The denormalized record is a hierarchy, similar to the relations that define it. Each node contains a record and its children for the normalized entity. The record field is a map containing all of the fields from the source normalized record. The children is a map of the type of the normalized record named by the entity name of that record from the relations file (since a node can have multiple types of children). Each entry value is a list to support one to many and many to many relationships.

{
    "Record": {
        "FieldA": "Value1",
        "FieldB": 2,
        ...
    },
    Children": {
        "child_type_1": [{
            "Record": {
                "FieldA": "Value1",
                "FieldB": 2,
                ...
            },
            Children": {}
        },
        ...
        }]
    }
}

Example

Example denormalized record:

{
    "Record": {
        "title": "I'm a playlist!",
        "user_id": 4321,
        "id": 1234,
    },
    "Children": {
        "user": [{
            "Record": {
                "usage_type": "monthly",
                "user_id": 4321,
                "email": "suzy@example.com",
                "user_name": "Suzy",
            },
            "Children": {}
        }],
        "playlist_custom_params": [{
            "Record": {
                "playlist_id": 1234,
                "name": "name",
                "id": 5678,
                "value": "value"
            },
            "Children": {}
        }],
        "playlist_tag": [],
        "playlist_media": [{
            "Record": {
                "pos": 1,
                "playlist_id": 1234,
                "media_id": 1,
                "id": 123
            },
            "Children": {
                "media": [{
                    "Record": {
                        "title": "I like cats",
                        "user_id": 4321,
                        "id": 1,
                        "status": "ready"
                    },
                    "Children": {}
                }]
            }
        }, {
            "Record": {
                "pos": 2,
                "playlist_id": 1234,
                "media_id": 2,
                "id": 124
            },
            "Children": {
                "media": [{
                    "Record": {
                        "title": "Dogs videos are good",
                        "user_id": 4321,
                        "id": 3,
                        "status": "ready"
                    },
                    "Children": {}
                }]
            }
        }, {
            "Record": {
                "pos": 3,
                "playlist_id": 1234,
                "media_id": 3,
                "id": 125
            },
            "Children": {
                "media": [{
                    "Record": {
                        "title": "This is not an animal video",
                        "user_id": 4321,
                        "id": 3,
                        "status": "ready"
                    },
                    "Children": {}
                }]
            }
        }]
    }
}

Monitoring

Southpaw exposes basic metrics about its operation and performance through JMX under the 'jw.southpaw' domain using the Drop Wizard metrics library.

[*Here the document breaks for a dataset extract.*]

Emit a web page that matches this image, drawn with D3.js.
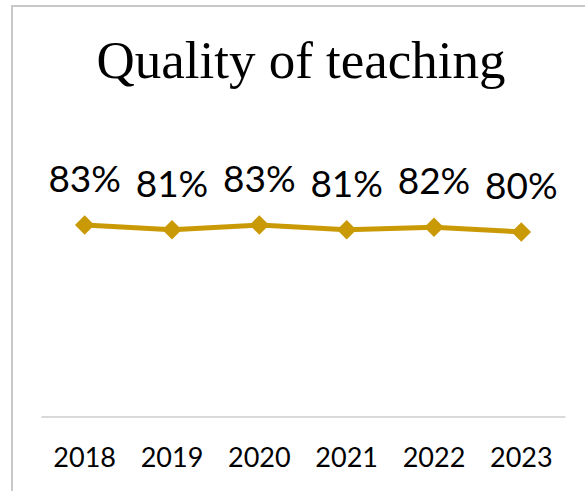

The following metrics are exposed:

Logging

Southpaw makes use of logback for logging. Refer to logback documentation for how to easily configure logging to fit your needs.

Known Issues

Checkstyle

This codebase utilizes google-java checkstyle. If you are using Intellij, first install the Checkstyle IDE plugin. Then within Preferences, set Checkstyle to "google checks".

When you do a maven build, you will be able to see the checkstyle report under target/site/checkstyle.html.

Please do your best to correct style warnings.